Se parliamo di religione popolare non si può non far riferimento ai pellegrinaggi. Sotto questo aspetto, Mashhad è il centro più importante in Iran, seguito da Qom, che gode della vicinanza dalla capitale. Mashhad è molto più distante da Teheran, ma rimane il centro principale del pellegrinaggio sciita in Iran: secondo alcune stime ha un’affluenza superiore a quella della Mecca. Qom ha cifre inferiori rispetto all’altro santuario iraniano. Tuttavia, oltre al mausoleo della sorella di Reza, possiede anche un altro santuario molto importante, in cui non è sepolto nessuno: sarebbe infatti legato al dodicesimo imam, che, nella tradizione sciita, è ancora in vita. I credenti sciiti attendono il suo ritorno, insieme a Gesù, per salvare il mondo. Per questa ragione anche Qom è una città fondamentale per i pellegrinaggi e, di conseguenza, per la religiosità popolare. A tal proposito, questi mausolei, diffusi in tutto l’Iran, sono molto ambiti come luogo di sepoltura per i credenti sciiti, anche se oggi è molto difficile dati i prezzi molto elevati.

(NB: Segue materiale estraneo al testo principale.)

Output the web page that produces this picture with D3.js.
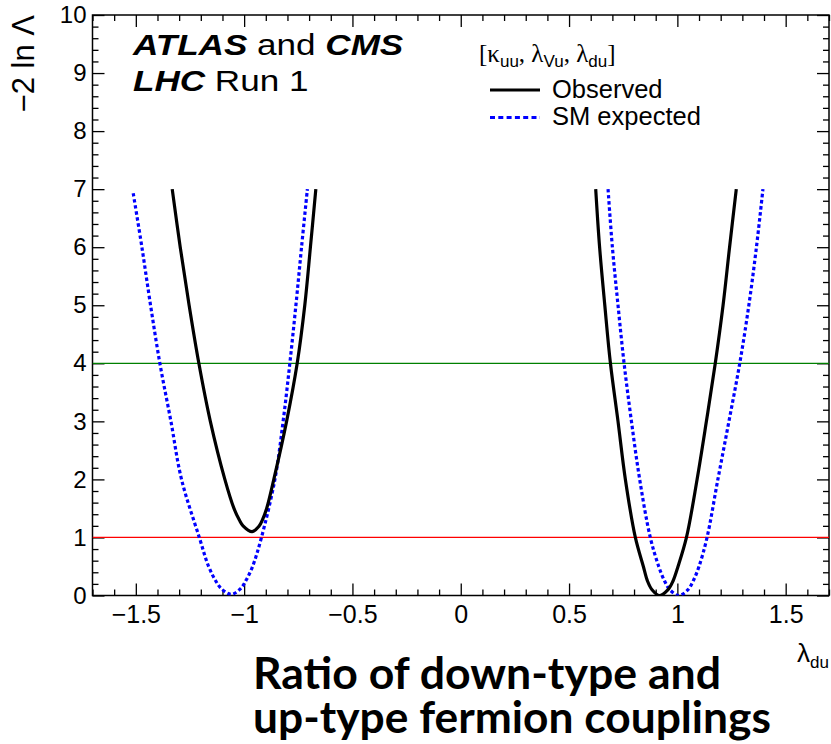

La marjayyia cerca di vivere in simbiosi con questi centri di pellegrinaggio: approfittando della grande affluenza popolare, i marja ottengono visibilità, spingendo i credenti a interessarsi ai loro insegnamenti e, magari, fare qualche offerta. Sono dunque centri importanti per la religione popolare. Tuttavia, non sempre i credenti sciiti seguono un marja ed è difficile stabilirlo, non essendoci accesso ai registri.
Gli sciiti, comunque, amano fare pellegrinaggi, anche quello a la Mecca, pur essendo tutto complicato dai difficili rapporti politici e diplomatici fra Iran e Arabia Saudita.
Come mai si è parlato di Qom, negli ultimi giorni?
Come dicevo, non si è mai parlato seriamente di un Vaticano sciita, oltre a qualche dibattito per Najaf. Essendo Qom in competizione con il centro iracheno, si era accennato anche a un eventualità del genere per la città iraniana, ma non è mai stato preso in considerazione. Guardando alla religione cattolica, Roma è diventata centro del cattolicesimo per una serie di ragioni storiche, ma per lo sciismo ormai i centri sono più di uno. A ben vedere, poi, a livello internazionale la città a cui tutti gli sciiti guardano è Najaf: che senso avrebbe rendere Qom un Vaticano sciita quando non è nemmeno il centro principale dello sciismo? Inoltre, storicamente, questi centri si sono anche spostati: uno dei fattori che rende importanti queste città è la presenza degli ulema, che, in passato, per cause storiche e politiche si sono trasferiti da una città all’altra, rendendo quest’ultima un centro di riferimento per il mondo sciita. Come si può capire, trovare un centro dello sciismo sfugge alla natura dello sciismo stesso.